Teatro no Ato, a nova série documental do Canal Arte1 sobre o primeiro encontro de um diretor e seu elenco, revela ao público o processo criativo e os mecanismos que envolvem uma montagem teatral. Dividida em oito episódios, com apresentação e direção de João Falcão, a série apresentará as etapas da criação cênica através de textos que marcaram a dramaturgia nacional e internacional. O cenário? O teatro, o palco e, dentro desse palco, o mundo.
Entre o início dos trabalhos de uma peça e o seu “produto final”, aquilo que chega ao público, existe um longo e árduo caminho a ser percorrido. Um processo delicado, digno de uma paciência normalmente creditada aos monges e de uma paixão daquelas que só acometem os amantes mais delirantes.
Fazer teatro é um exercício de fé, além de um ofício como outro qualquer, é claro. São meses dedicados a leituras, estudos, discussões, ensaios e brigas dignas dos melhores dramalhões mexicanos. São noites sem dormir, garrafas acumuladas ou escondidas no fundo do armário, reuniões intermináveis e desespero. Aliás, e novamente, como em qualquer ofício. Mas diferente de muitos trabalhos por aí, há no teatro um lado lúdico, um pequeno paraíso onde pode-se desligar os ouvidos e os olhos daquilo que acontece no mundo.
Ali, naquele pequeno tablado de madeira, podemos tudo. O ato de criar é indiscutivelmente a parte mais interessante de todo trabalho artístico. Por conta dele, submetemo-nos à burocracia do governo, às mandíbulas indestrutíveis dos patrocinadores e às migalhas que disputamos a tapa no dia a dia.

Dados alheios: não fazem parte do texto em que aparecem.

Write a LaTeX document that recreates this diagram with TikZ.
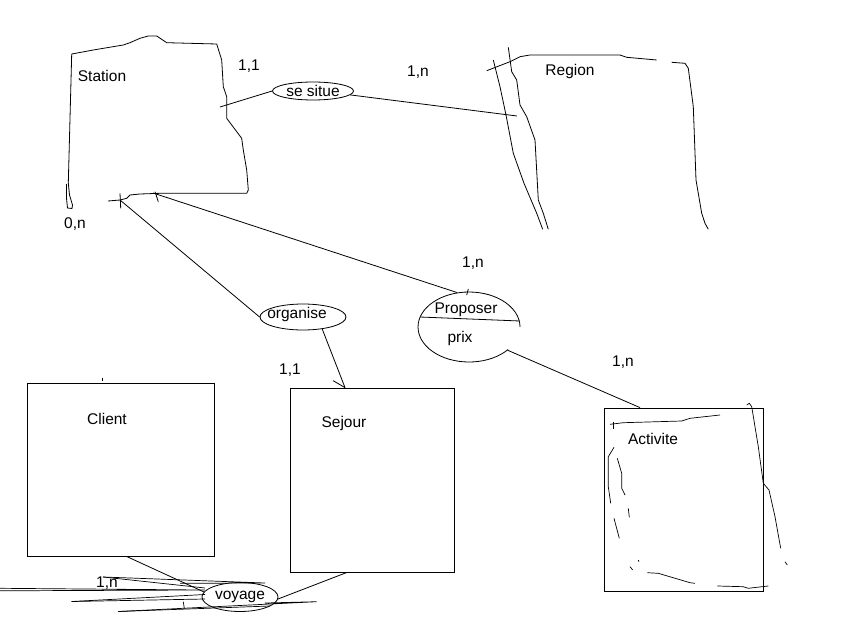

Pela necessidade e pelo prazer que existe no ato da criação é que se vive quando se é um artista.
Muitas vezes esse trabalho parece passar despercebido. Revelar esse processo oculto de criação artística é preciso, e é justamente esse o propósito da série Teatro no Ato, coprodução do Canal Arte 1 com a CineGroup, que teve seu primeiro episódio exibido no último domingo (1).
Diretor livre e disposto à entrega, o pernambucano comanda o elenco em mergulhos sistemáticos no interior de personagens que marcaram a dramaturgia mundial e que habitam o inconsciente de todos nós.
O roteiro é simples: a cada episódio o diretor recebe um elenco convidado. Uma vez juntos, Falcão passa a conversar com os atores a respeito da peça, suas abordagens, histórias, causos envolvendo o autor, curiosidades. Tudo é combustível para o trabalho do diretor e sua trupe. O processo segue com algumas leituras do texto escolhido e, em seguida, João propõe cenas.
Diretor livre e disposto à entrega, o pernambucano comanda o elenco em mergulhos sistemáticos no interior de personagens que marcaram a dramaturgia mundial e que habitam o inconsciente de todos nós. Ao fim do processo, o grupo apresenta uma “versão finalizada” da peça. As obras escolhidas são: Romeu e Julieta, de William Shakespeare; Assim é (se lhe parece), de Luigi Pirandello; A Ver Estrelas, de João Falcão; Vestido de Noiva, de Nelson Rodrigues; O Burguês Ridículo, de Molière; Édipo Rei, de Sófocles; O Auto da Compadecida, de Ariano Suassuna; e A Dona da História, de João Falcão.
A coisa é de sopetão: tudo acontece no mesmo dia. Os atores recebem o texto cedo, em seguida vão ao teatro e entram em processo de montagem até o fim do dia quando, enfim, apresentam o resultado final da empreitada. Tudo isso num dos palcos mais icônicos do Brasil: o Teatro Ipanema. Por lá brilharam, durante os anos, constelações de homens e mulheres que são indissociáveis da história das artes cênicas do país e que deixaram por lá não só a marca de seus passos pelas aberturas da madeira, mas também uma história de devoção e resistência em nome dessa arte que desconhece limites.
A escolha de João Falcão cai como uma luva para o que a série se propõe. Diretor indisposto a dogmas ou verdades inquestionáveis, o que se vê na tela, ao menos no primeiro episódio da série, é um homem de teatro entregue ao seu ofício e, principalmente, a seus colegas. O diretor, que terá o desafio de dirigir duas peças de sua autoria no decorrer de Teatro no Ato, joga para o time e não busca o brilho solitário: entrega-se por inteiro e chega a misturar-se com a coisa a ponto de não sabermos onde começa o homem e o onde o teatro termina.
Teatro no Ato é isso: uma declaração de amor a cena disponível na claridade do vídeo.